In conjunction with the war in former Yugoslavia, Serbia has undertaken a campaign to persuade the Jewish community of Serbian friendship for Jews (the Serbian Jewish Friendship Society). This same campaign portrays Bosniaks (Bosnian Muslims) and Croats as a common threat to both Jews and Serbs, in an attempt to gain Jewish sympathy and support at a time when most nations have isolated Serbia as a Balkan pariah.

However, even as Serbia courts Jewish public opinion, their propagandists conceal a history of well-ingrained antisemitism, which continues unabated in 1992. To make their case, Serbs portray themselves as victims in the Second World War, but conceal the systematic genocide that Serbs had committed against several peoples including the Jews. Thus Serbs have usurped as propaganda the Holocaust that occurred in neighbouring Croatia and Bosnia, but do not give an honest accounting of the Holocaust as it occurred in Serbia.

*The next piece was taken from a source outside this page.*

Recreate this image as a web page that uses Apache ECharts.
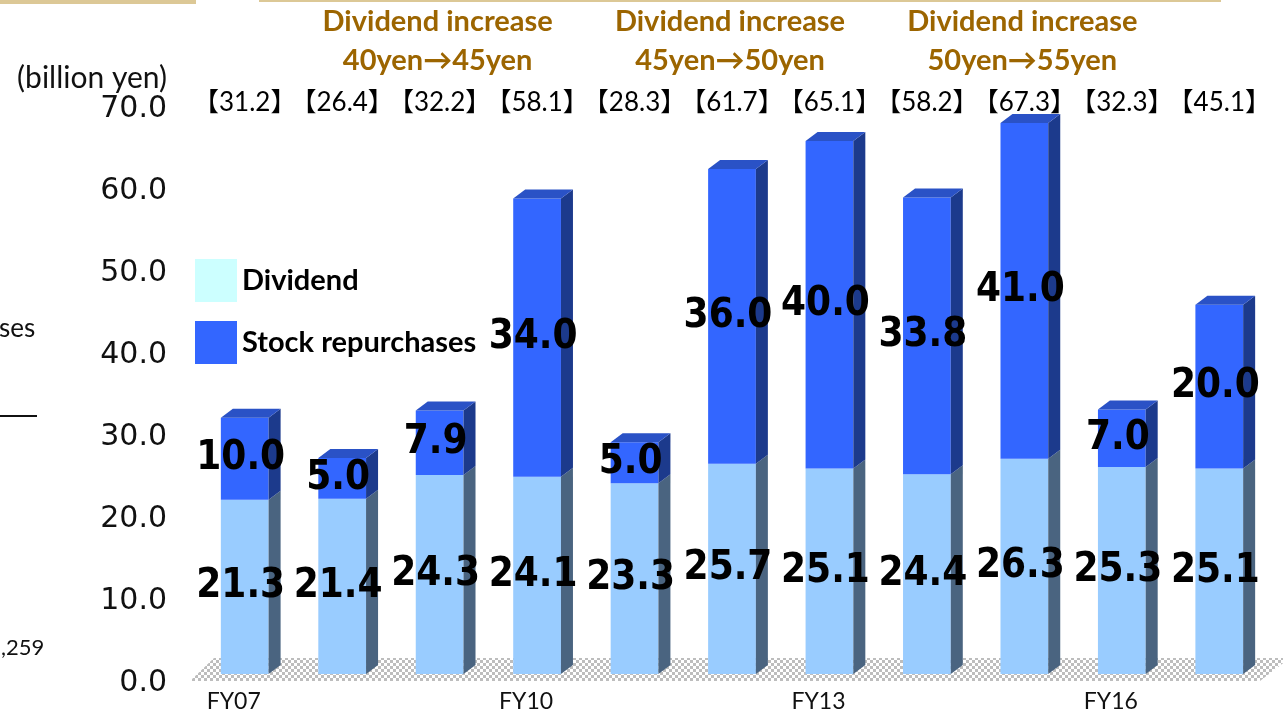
<!DOCTYPE html>
<html>
<head>
<meta charset="utf-8">
<script src="https://cdn.jsdelivr.net/npm/echarts@6/dist/echarts.min.js"></script>
<style>
  html, body { margin: 0; padding: 0; background: #fff; }
  #main { width: 1283px; height: 713px; }
</style>
</head>
<body>
<div id="main"></div>
<script>
var categories = ['FY07', 'FY08', 'FY09', 'FY10', 'FY11', 'FY12', 'FY13', 'FY14', 'FY15', 'FY16', 'FY17'];
var dividend = [21.3, 21.4, 24.3, 24.1, 23.3, 25.7, 25.1, 24.4, 26.3, 25.3, 25.1];
var repurchase = [10.0, 5.0, 7.9, 34.0, 5.0, 36.0, 40.0, 33.8, 41.0, 7.0, 20.0];
var totals = ['31.2', '26.4', '32.2', '58.1', '28.3', '61.7', '65.1', '58.2', '67.3', '32.3', '45.1'];
var increaseAt = [2, 5, 8];
var increaseText = ['Dividend increase\n40yen\u219245yen', 'Dividend increase\n45yen\u219250yen', 'Dividend increase\n50yen\u219255yen'];

var yMax = 70;
var valueFont = 'bold 40px "DejaVu Sans Condensed", "DejaVu Sans", sans-serif';

// checkered floor
var pat = document.createElement('canvas');
pat.width = 6; pat.height = 6;
var pc = pat.getContext('2d');
pc.fillStyle = '#ffffff'; pc.fillRect(0, 0, 6, 6);
pc.fillStyle = '#bdbdbd'; pc.fillRect(0, 0, 3, 3); pc.fillRect(3, 3, 3, 3);

function bar3d(front, side, top, withTop) {
	return function (params, api) {
		var i = api.value(0), lo = api.value(1), hi = api.value(2);
		var p0 = api.coord([i, lo]);
		var p1 = api.coord([i, hi]);
		var band = api.size([1, 0])[0];
		var w = band * 0.49;
		var x0 = p0[0] - w / 2, x1 = x0 + w;
		var dx = 12, dy = 9;
		var kids = [
			{ type: 'rect', shape: { x: x0, y: p1[1], width: w, height: p0[1] - p1[1] }, style: { fill: front } },
			{ type: 'polygon', shape: { points: [[x1, p1[1]], [x1 + dx, p1[1] - dy], [x1 + dx, p0[1] - dy], [x1, p0[1]]] }, style: { fill: side } }
		];
		if (withTop) {
			kids.push({ type: 'polygon', shape: { points: [[x0, p1[1]], [x0 + dx, p1[1] - dy], [x1 + dx, p1[1] - dy], [x1, p1[1]]] }, style: { fill: top } });
		}
		kids.push({
			type: 'text', z2: 10,
			style: { text: (hi - lo).toFixed(1), x: p0[0] - 4, y: (p0[1] + p1[1]) / 2, textAlign: 'center', textVerticalAlign: 'middle', font: valueFont, fill: '#000' }
		});
		return { type: 'group', children: kids };
	};
}

var divData = categories.map(function (c, i) { return [i, 0, dividend[i]]; });
var repData = categories.map(function (c, i) { return [i, dividend[i], dividend[i] + repurchase[i]]; });

var myChart = echarts.init(document.getElementById('main'));
var option = {
	animation: false,
	grid: [
		{ left: 196, right: 15, top: 101, bottom: 38 },
		{ left: 196, right: 15, top: 109, bottom: 30 }
	],
	legend: {
		data: ['Dividend', 'Stock repurchases'],
		orient: 'vertical', left: 190, top: 254,
		itemWidth: 42, itemHeight: 43, itemGap: 19,
		icon: 'rect',
		textStyle: { fontFamily: 'Lato', fontWeight: 'bold', fontSize: 29, color: '#000' }
	},
	xAxis: [
		{
			type: 'category', data: categories,
			axisLine: { show: false }, axisTick: { show: false },
			axisLabel: { interval: 2, margin: 16, fontFamily: 'Lato', fontSize: 23, color: '#111', padding: [0, 22, 0, 0] }
		},
		{ type: 'category', data: categories, gridIndex: 1, show: false }
	],
	yAxis: [
		{
			type: 'value', min: 0, max: yMax, interval: 10,
			splitLine: { show: false }, axisLine: { show: false }, axisTick: { show: false },
			axisLabel: { show: false }
		},
		{
			type: 'value', min: 0, max: yMax, interval: 10, gridIndex: 1,
			name: '(billion yen)', nameLocation: 'end', nameGap: 31,
			nameTextStyle: { fontFamily: 'Lato', fontSize: 30, color: '#111', align: 'right', verticalAlign: 'middle', padding: [0, 29, 0, 0] },
			splitLine: { show: false }, axisLine: { show: false }, axisTick: { show: false },
			axisLabel: {
				margin: 29, fontFamily: 'DejaVu Sans', fontSize: 30, color: '#111',
				formatter: function (v) { return v.toFixed(1); }
			}
		}
	],
	graphic: [
		{ type: 'rect', shape: { x: 0, y: 0, width: 196, height: 4 }, style: { fill: '#dcc896' } },
		{ type: 'rect', shape: { x: 259, y: 0, width: 962, height: 2 }, style: { fill: '#dcc896' } },
		{ type: 'polygon', z: -1, shape: { points: [[190, 681], [214, 658], [1290, 658], [1260, 681]] }, style: { fill: { image: pat, repeat: 'repeat' } } },
		{ type: 'text', style: { text: 'ses', x: -1, y: 329, textVerticalAlign: 'middle', font: '26px Lato', fill: '#111' } },
		{ type: 'rect', shape: { x: 0, y: 415, width: 37, height: 2 }, style: { fill: '#111' } },
		{ type: 'text', style: { text: ',259', x: 1, y: 648, textVerticalAlign: 'middle', font: '22px Lato', fill: '#111' } }
	],
	series: [
		{
			name: 'Dividend', type: 'custom', data: divData,
			itemStyle: { color: '#ccffff' },
			renderItem: bar3d('#99ccff', '#4a6480', '#7fa8d0', false)
		},
		{
			name: 'Stock repurchases', type: 'custom', data: repData,
			itemStyle: { color: '#3366ff' },
			renderItem: bar3d('#3366ff', '#1c3a8c', '#2a52c6', true)
		},
		{
			name: 'total', type: 'custom', data: totals.map(function (t, i) { return [i]; }),
			renderItem: function (params, api) {
				var i = api.value(0);
				var p = api.coord([i, yMax]);
				return { type: 'text', style: { text: '\u3010' + totals[i] + '\u3011', x: p[0], y: p[1] + 2, textAlign: 'center', textVerticalAlign: 'middle', font: '26px Lato, "Noto Sans CJK JP"', fill: '#000' } };
			}
		},
		{
			name: 'increase', type: 'custom', data: increaseAt.map(function (c, k) { return [c, k]; }),
			renderItem: function (params, api) {
				var p = api.coord([api.value(0), yMax]);
				return { type: 'text', style: { text: increaseText[api.value(1)], x: p[0] - 2, y: 41, textAlign: 'center', textVerticalAlign: 'middle', font: 'bold 29px Lato', lineHeight: 39, fill: '#9c6500' } };
			}
		}
	]
};
myChart.setOption(option);
</script>
</body>
</html>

During four centuries of Ottoman rule in the Balkans, the Jewish communities of Serbia enjoyed religious tolerance, internal autonomy, and equality before the law, that ended with the breakup of the Ottoman Empire and the emergence of the Serbian state. Soon after a Serbian insurrection against Turkish rule in 1804, Jews were expelled from the interior of Serbia and prohibited from residing outside of Belgrade. In 1856 and 1861, Jews were further prohibited from travel for the purpose of trade. In official correspondence from the late 19th century, British diplomats detailed the cruel treatment of the Jews of Serbia, which they attributed to religious fanaticism, commercial rivalries, and the belief that Jews were the secret agents of the Turks. Article 23 of the Serbian constitution granted equality to every citizen but Article 132 forbade Jews the right of domicile. The Treaty of Berlin 1878, which formally established the Serbian state, accorded political and civil equality to the Jews of Serbia, but the Serbian Parliament resisted abolishing restrictive decrees for another 11 years. Although the legal status of the Jewish community subsequently improved, the view of Jews as an alien presence persisted.

The Serbian government under General Milan Nedic worked closely with local Nazi officials in making Belgrade the first "Judenfrei" city of Europe. As late as 19 September 1943, Nedic made an official visit to Adolf Hitler (see picture bellow), Serbs in Berlin advanced the idea that the Serbs were the "Ubermenchen" (master race) of the Slavs.

PHOTO: Serbia's Chetnik Milan Nedic and Adolf Hitler.

The Serbian Orthodox Church openly collaborated with the Nazis, and many priests publicly defended the persecution of the Jews. On 13 August 1941, approximately 500 distinguished Serbs signed "An Appeal to the Serbian Nation", which called for loyalty to the occupying Nazis. The first three signers were bishops of the Serbian Orthodox Church. On 30 January 1942, Metropolitan Josif, the acting head of the Holy Synod of the Serbian Orthodox Church, officially prohibited conversions of Jews to Serbian Orthodoxy, thereby blocking a means of saving Jewish lives. At a public rally, after the government Minister Olcan "thanked God that the enormously powerful fist of Germany had not come down upon the head of the Serbian nation" but instead "upon the heads of the Jews in our midst", the speaker of these words was then blessed by a high-ranking Serbian Orthodox priest.

A most striking example of Serbian antisemitism combined with historical revisionism is the case of Bishop Nikolaj Velimirovic (1880-1956), revered as one of the most influential church leaders and ideologists after Saint Sava, founder of the Serbian Orthodox Church. To Serbs, Bishop Velimirovic was a martyr who survived torture in the Dachau prison camp. In truth he was brought to Dachau (as were other prominent European clergy), because the Nazis believed he could be useful for propaganda. There he spent approximately two months as an "Ehrenhaftling" (honour prisoner) in a special section, dining on the same food as the German officers, living in private quarters, and making excursions into town under German escort. From Dachau, this venerated Serbian priest endorsed the Holocaust:

QUOTE: Europe is presently the main battlefield of the Jew and his father, the devil, against the heavenly Father and his only begotten Son... (Jews) first need to become legally equal with Christians in order to repress Christianity next, turn Christians into atheist, and step on their necks. All the modern European slogans have been made up by Jews, the crucifiers of Christ: democracy, strikes, socialism atheism, tolerance of all religions, pacifism, universal revolution, capitalism and communism... All this has been done with the intention to eliminate Christ... You should think about this, my Serbian brethren, and correspondingly correct your thoughts, desires and acts. (Bishop Nikolaj Velimirovic: Addresses to the Serbian People--Through the Prison Window. Himmelsthur, Germany: Serbian Orthodox Eparchy for Western Europe, 1985, pp. 161-162). QUOTE END

To learn more about Serbian involvement in the Holocaust, read:
- Serbian portrayal of Holocaust decency is historical revisionism
- Serbian anti-masonic (anti-Jewish) exhibition in Belgrade of 1941-42

3. Conclusion:

If Serbia wants to be part of civilized world, then it needs to decontaminate itself from fascistic hatred and stop spreading bold faced lies and propaganda about their perceived victimhood. A nation that lives of mythological history, propagation of lies, constant creation of feelings of victimhood, and Srebrenica genocide denial is not ready to be partner for peace in the region.